The long-anticipated Solana ETF is no longer just talk. After months of speculation, regulatory maneuvering, and shifting deadlines, the REX-Osprey Solana ETF is finally hitting the market this week.
The REX-Osprey Solana ETF will also be the first exchange-traded product to offer staking rewards for holders, the first of its kind in the U.S., potentially making it a more attractive product for investors.
🇺🇸 REX-Osprey Solana ETF, which includes staking, is scheduled to begin trading on Wednesday, according to the CEO. 👀 pic.twitter.com/HCH3hTgj3v
— Crypto Crib (@Crypto_Crib_) June 30, 2025
This ETF, trading under the ticker SSK, gives investors exposure to both the price of Solana (SOL) and the rewards typically earned by validators on the network. That combination is something crypto-native users have had access to for years, but now traditional investors can access it from the comfort of a brokerage account.

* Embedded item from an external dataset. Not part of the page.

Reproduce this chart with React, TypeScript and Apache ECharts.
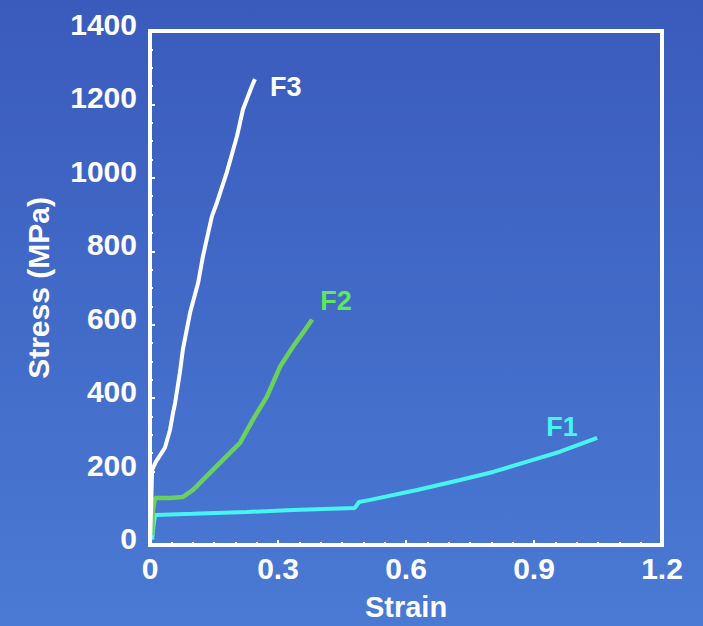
import React, { useEffect, useRef } from "react";
import * as echarts from "echarts";

const xTicks = [0, 0.3, 0.6, 0.9, 1.2];
const yTicks = [0, 200, 400, 600, 800, 1000, 1200, 1400];

const f1Strain = [0.005, 0.008, 0.012, 0.1, 0.227, 0.335, 0.48, 0.49, 0.516, 0.626, 0.727, 0.804, 0.884, 0.961, 1.048];
const f1Stress = [15, 50, 82, 85, 90, 95, 101, 117, 123, 150, 177, 199, 227, 254, 292];

const f2Strain = [0.005, 0.007, 0.012, 0.047, 0.077, 0.101, 0.141, 0.171, 0.211, 0.241, 0.274, 0.305, 0.335, 0.359, 0.38];
const f2Stress = [27, 95, 128, 128, 131, 150, 197, 232, 278, 341, 404, 486, 540, 579, 614];

const f3Strain = [0, 0.005, 0.014, 0.035, 0.047, 0.054, 0.059, 0.07, 0.077, 0.094, 0.113, 0.124, 0.145, 0.157, 0.18, 0.204, 0.218, 0.239, 0.246];
const f3Stress = [0, 205, 227, 265, 314, 360, 388, 469, 532, 633, 715, 786, 895, 933, 1015, 1114, 1187, 1250, 1269];

const FONT = "'Liberation Sans', Arial, sans-serif";

const zip = (xs: number[], ys: number[]) => xs.map((x, i) => [x, ys[i]]);

export default function App() {
  const ref = useRef<HTMLDivElement>(null);
  useEffect(() => {
    if (!ref.current) return;
    const chart = echarts.init(ref.current, undefined, { renderer: "svg" });
    const labelStyle = { fontFamily: FONT, fontWeight: "bold" as const, fontSize: 30 };
    const markStyle = { fontFamily: FONT, fontWeight: "bold" as const, fontSize: 27 };
    chart.setOption({
      animation: false,
      backgroundColor: {
        type: "linear", x: 0, y: 0, x2: 0, y2: 1,
        colorStops: [
          { offset: 0, color: "#3a5bbc" },
          { offset: 1, color: "#4a7ad4" },
        ],
      },
      grid: {
        left: 150, right: 41, top: 31, bottom: 81,
        show: true, borderColor: "#ffffff", borderWidth: 4, backgroundColor: "transparent",
      },
      xAxis: {
        type: "value", min: 0, max: 1.2, interval: 0.3,
        name: "Strain", nameLocation: "middle", nameGap: 47,
        nameTextStyle: { color: "#fff", fontFamily: FONT, fontWeight: "bold", fontSize: 29 },
        axisLine: { show: true, lineStyle: { color: "#fff", width: 4 } },
        axisTick: { show: true, inside: true, length: 5, lineStyle: { color: "#fff", width: 2 } },
        minorTick: { show: true, splitNumber: 6, length: 3, lineStyle: { color: "#fff", width: 2 } },
        splitLine: { show: false },
        axisLabel: {
          color: "#fff", margin: 8, ...labelStyle,
          formatter: (v: number) => {
            const i = xTicks.findIndex((t) => Math.abs(t - v) < 1e-6);
            return i >= 0 ? String(xTicks[i]) : "";
          },
        },
      },
      yAxis: {
        type: "value", min: 0, max: 1400, interval: 200,
        name: "Stress (MPa)", nameLocation: "middle", nameGap: 97, nameRotate: 90,
        nameTextStyle: { color: "#fff", fontFamily: FONT, fontWeight: "bold", fontSize: 30 },
        axisLine: { show: true, lineStyle: { color: "#fff", width: 4 } },
        axisTick: { show: true, inside: true, length: 5, lineStyle: { color: "#fff", width: 2 } },
        minorTick: { show: true, splitNumber: 4, length: 3, lineStyle: { color: "#fff", width: 2 } },
        splitLine: { show: false },
        axisLabel: {
          color: "#fff", margin: 13, ...labelStyle, verticalAlign: "bottom", lineHeight: 13,
          formatter: (v: number) => {
            const i = yTicks.indexOf(v);
            return i >= 0 ? String(yTicks[i]) : "";
          },
        },
      },
      series: [
        {
          name: "F1", type: "line", data: zip(f1Strain, f1Stress), showSymbol: false,
          lineStyle: { color: "#48f4f2", width: 4 }, itemStyle: { color: "#48f4f2" },
          endLabel: { show: true, formatter: "F1", color: "#48f4f2", ...markStyle, offset: [-59, -11] },
        },
        {
          name: "F2", type: "line", data: zip(f2Strain, f2Stress), showSymbol: false,
          lineStyle: { color: "#6ad25c", width: 4.5 }, itemStyle: { color: "#6ad25c" },
          endLabel: { show: true, formatter: "F2", color: "#5ee85a", ...markStyle, offset: [0, -19] },
        },
        {
          name: "F3", type: "line", data: zip(f3Strain, f3Stress), showSymbol: false,
          lineStyle: { color: "#ffffff", width: 4 }, itemStyle: { color: "#ffffff" },
          endLabel: { show: true, formatter: "F3", color: "#ffffff", ...markStyle, offset: [7, 8] },
        },
      ],
    });
    return () => chart.dispose();
  }, []);
  return <div ref={ref} style={{ width: 703, height: 626, position: "absolute", left: 0, top: 0 }} />;
}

Part of what made this launch possible is the fund’s C-corporation structure. By sidestepping some of the regulatory constraints that typically stall staking-based products, REX and Osprey have managed to bring a yield-generating ETF to market without direct resistance from regulators. That’s no small feat, especially when considering how long Ethereum-based staking proposals have sat in limbo.
This ETF launch could really be a turning point for Solana. In recent years, the blockchain has become a thriving ecosystem for DeFi projects and memecoins, but that may have limited institutional investments. Now, this new ETF can provide a new level of institutional access to Solana, and also kickstart a new wave of staking-enabled ETFs.
Regardless of where things go from here, the launch of SSK sends a few clear messages. The SEC is back on the move in the crypto sector, and regular investors are now more than ever interested in having crypto exposure.